Everyone Wants to Build an Azure Practice. Few Know How.
From conversations at the BitTitan booth, messaging on the expo hall floor, and top-line announcements from Microsoft, it’s clear the service provider landscape has their sights set on deploying and managing Azure.
Little matters more to the Redmond giant than driving Azure consumption. That’s no industry secret. Yet as we see Office 365 adoption and service strategies continue to mature, customers with a taste of the cloud are beginning to ask for more. Designing, deploying, and managing Azure is the next big opportunity for service providers, but few have completed more than a handful of these implementations to-date. Those that have are early members of Microsoft’s new Azure Expert Managed Service Provider program, announced just prior to the start of Inspire this year. But the majority still lack the experience to put these capabilities on their résumé.
Another point to support this conclusion was attendance at Geeman Yip’s Monday breakout session: “Building a Scalable and Repeatable Azure Services Business.” With over 200 attendees, it was easily the most well-attended session of its kind at the show.
Geeman spoke about Gartner’s “Hype Cycle,” another way of measuring market maturity, and compared it to the early days of Office 365. Service providers who invested in the right people, processes, and technologies were the most successful at growing their businesses. Those that lagged behind still saw revenue, but nowhere does the phrase “early bird gets the worm” ring truer than in technology.
Geeman argued the customer’s needs are changing, too. They seek a faster ROI. They will adopt hundreds of SaaS solutions over the next few years. And the decision makers for these purchases are heads of departments where that solution will be used instead of the IT department.

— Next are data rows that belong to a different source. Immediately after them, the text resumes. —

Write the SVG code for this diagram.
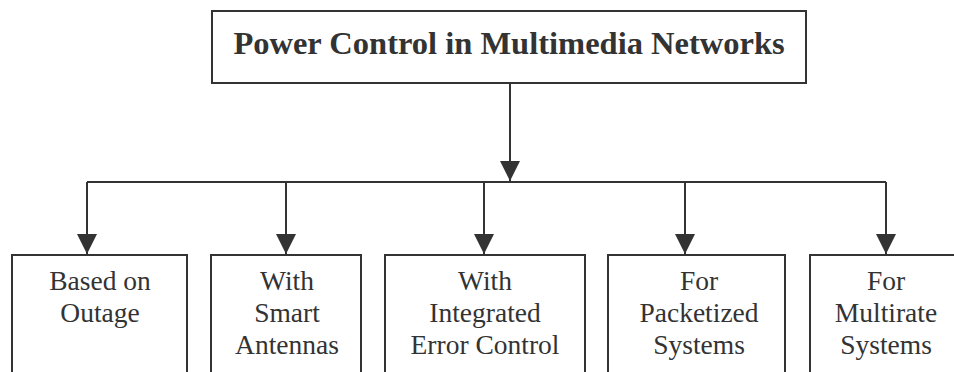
<svg xmlns="http://www.w3.org/2000/svg" width="954" height="372" viewBox="0 0 954 372">
<defs>
<style>
.box{fill:#fff;stroke:#333;stroke-width:2}
.ln{fill:none;stroke:#333;stroke-width:2}
.t{font-family:"Liberation Serif","Times New Roman",serif;font-size:27.5px;fill:#333;text-anchor:middle}
.title{font-family:"Liberation Serif","Times New Roman",serif;font-size:32.5px;font-weight:bold;fill:#333;text-anchor:middle}
</style>
<marker id="ah" viewBox="0 0 20 20" refX="20" refY="10" markerWidth="20" markerHeight="20" markerUnits="userSpaceOnUse" orient="auto">
<path d="M0,0 L20,10 L0,20 Z" fill="#333"/>
</marker>
</defs>
<rect width="954" height="372" fill="#fff"/>
<g id="connectors">
<line class="ln" x1="510" y1="83" x2="510" y2="181" marker-end="url(#ah)"/>
<line class="ln" x1="87" y1="182" x2="886" y2="182"/>
<line class="ln" x1="87" y1="182" x2="87" y2="254" marker-end="url(#ah)"/>
<line class="ln" x1="286" y1="182" x2="286" y2="254" marker-end="url(#ah)"/>
<line class="ln" x1="484" y1="182" x2="484" y2="254" marker-end="url(#ah)"/>
<line class="ln" x1="685" y1="182" x2="685" y2="254" marker-end="url(#ah)"/>
<line class="ln" x1="886" y1="182" x2="886" y2="254" marker-end="url(#ah)"/>
</g>
<g id="root">
<rect class="box" x="212" y="11" width="594" height="72"/>
<text class="title" x="509" y="54">Power Control in Multimedia Networks</text>
</g>
<g id="n1">
<rect class="box" x="12" y="255" width="175" height="130"/>
<text class="t" x="100" y="290">Based on</text>
<text class="t" x="100" y="322">Outage</text>
</g>
<g id="n2">
<rect class="box" x="211" y="255" width="150" height="130"/>
<text class="t" x="287" y="290">With</text>
<text class="t" x="287" y="322">Smart</text>
<text class="t" x="287" y="354">Antennas</text>
</g>
<g id="n3">
<rect class="box" x="385" y="255" width="200" height="130"/>
<text class="t" x="485" y="290">With</text>
<text class="t" x="485" y="322">Integrated</text>
<text class="t" x="485" y="354">Error Control</text>
</g>
<g id="n4">
<rect class="box" x="608" y="255" width="177" height="130"/>
<text class="t" x="699" y="290">For</text>
<text class="t" x="699" y="322">Packetized</text>
<text class="t" x="699" y="354">Systems</text>
</g>
<g id="n5">
<rect class="box" x="810" y="255" width="152" height="130"/>
<text class="t" x="886" y="290">For</text>
<text class="t" x="886" y="322">Multirate</text>
<text class="t" x="886" y="354">Systems</text>
</g>
</svg>
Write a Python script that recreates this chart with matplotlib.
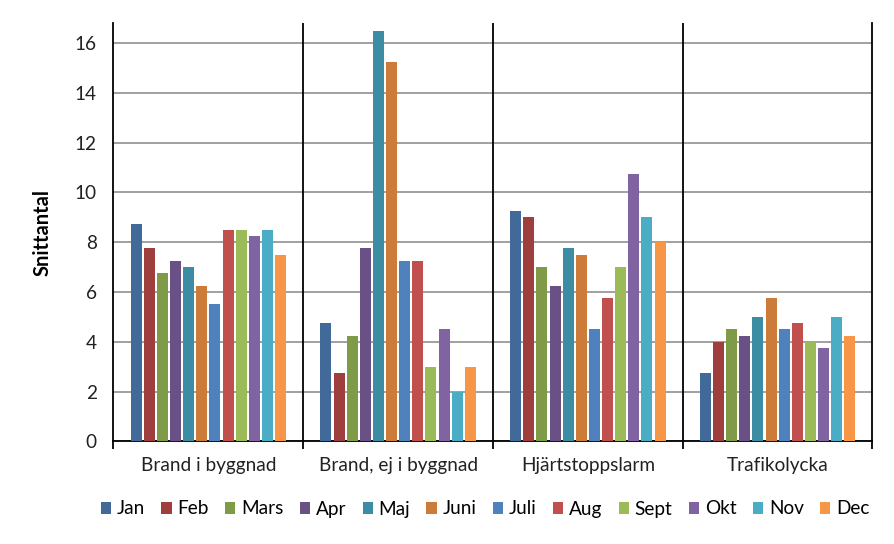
import matplotlib
matplotlib.use("Agg")
import matplotlib.pyplot as plt
import numpy as np
from matplotlib.patches import Patch

categories = ["Brand i byggnad", "Brand, ej i byggnad", "Hjärtstoppslarm", "Trafikolycka"]
months = ["Jan", "Feb", "Mars", "Apr", "Maj", "Juni", "Juli", "Aug", "Sept", "Okt", "Nov", "Dec"]
jan = [8.75, 4.75, 9.25, 2.75]
feb = [7.75, 2.75, 9.0, 4.0]
mars = [6.75, 4.25, 7.0, 4.5]
apr = [7.25, 7.75, 6.25, 4.25]
maj = [7.0, 16.5, 7.75, 5.0]
juni = [6.25, 15.25, 7.5, 5.75]
juli = [5.5, 7.25, 4.5, 4.5]
aug = [8.5, 7.25, 5.75, 4.75]
sept = [8.5, 3.0, 7.0, 4.0]
okt = [8.25, 4.5, 10.75, 3.75]
nov = [8.5, 2.0, 9.0, 5.0]
dec = [7.5, 3.0, 8.0, 4.25]
series = [jan, feb, mars, apr, maj, juni, juli, aug, sept, okt, nov, dec]
colors = ["#416A9B", "#9E3F3D", "#809B48", "#695186", "#3C8DA4", "#CD7B38",
          "#4F81BD", "#C0504D", "#9BBB59", "#8064A2", "#4BACC6", "#F79646"]

plt.rcParams['font.family'] = ['Lato', 'DejaVu Sans']
FS = 13.7

fig = plt.figure(figsize=(8.95, 5.44), dpi=100)
ax = fig.add_axes([113.5/895, 1 - 441.3/544, (872.5-113.5)/895, (441.3-23.3)/544])

n = len(series)
slot = 0.83 / n
bw = slot * 0.83
x = np.arange(len(categories))
for i, (vals, c) in enumerate(zip(series, colors)):
    ax.bar(x - 0.415 + slot * (i + 0.5), vals, width=bw, color=c, zorder=3, label=months[i])

ax.set_xlim(-0.5, len(categories) - 0.5)
ax.set_ylim(0, 16.8)
ax.set_yticks(np.arange(0, 17, 2))
ax.tick_params(axis='y', length=0, labelsize=FS, pad=12, colors='#222222')
ax.yaxis.grid(True, color='#868686', linewidth=1.1, zorder=0)

ax.set_xticks(np.arange(-0.5, len(categories)), minor=False)
ax.set_xticklabels([""] * (len(categories) + 1))
ax.tick_params(axis='x', which='major', length=6, width=1.3, color='black', direction='out')
ax.set_xticks(x, minor=True)
ax.set_xticklabels(categories, minor=True)
ax.tick_params(axis='x', which='minor', length=0, labelsize=FS, pad=11, colors='#222222')

for b in np.arange(0.5, len(categories) - 0.5):
    ax.axvline(b, color='black', linewidth=1.3, zorder=4)

ax.spines['top'].set_visible(False)
for s in ['left', 'right', 'bottom']:
    ax.spines[s].set_linewidth(1.3)
    ax.spines[s].set_color('black')

ax.set_ylabel("Snittantal", fontsize=14.5, fontweight='bold', labelpad=16)

handles = [Patch(facecolor=c, label=m) for c, m in zip(colors, months)]
fig.legend(handles=handles, loc='center', bbox_to_anchor=(485/895, 1 - 509/544), ncol=12,
           frameon=False, fontsize=FS, handlelength=0.55, handleheight=0.55,
           handletextpad=0.3, columnspacing=0.85, borderaxespad=0)

fig.savefig("out.png", dpi=100)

With change comes challenges: integrations between tools, governance of those applications and data, training, and even vendor management are or will become hurdles for a service provider’s customer. It’s going to be their job to help clear them.
Migrations Are Still In
Even with eyes turning towards Azure, the global demand for migration projects and the tools that help streamline the transition is still high. It’s clear from conversations at this event and inclusion in reports like the upcoming Cloud Practice Development Playbooks that MigrationWiz remains the top solution for a multitude of workloads. In this day and age, people need to move more than just mailboxes and they can’t be burdened with professional on-site services or downloads. Migrations need to be launched and managed from anywhere, anytime, with no on-premises footprint.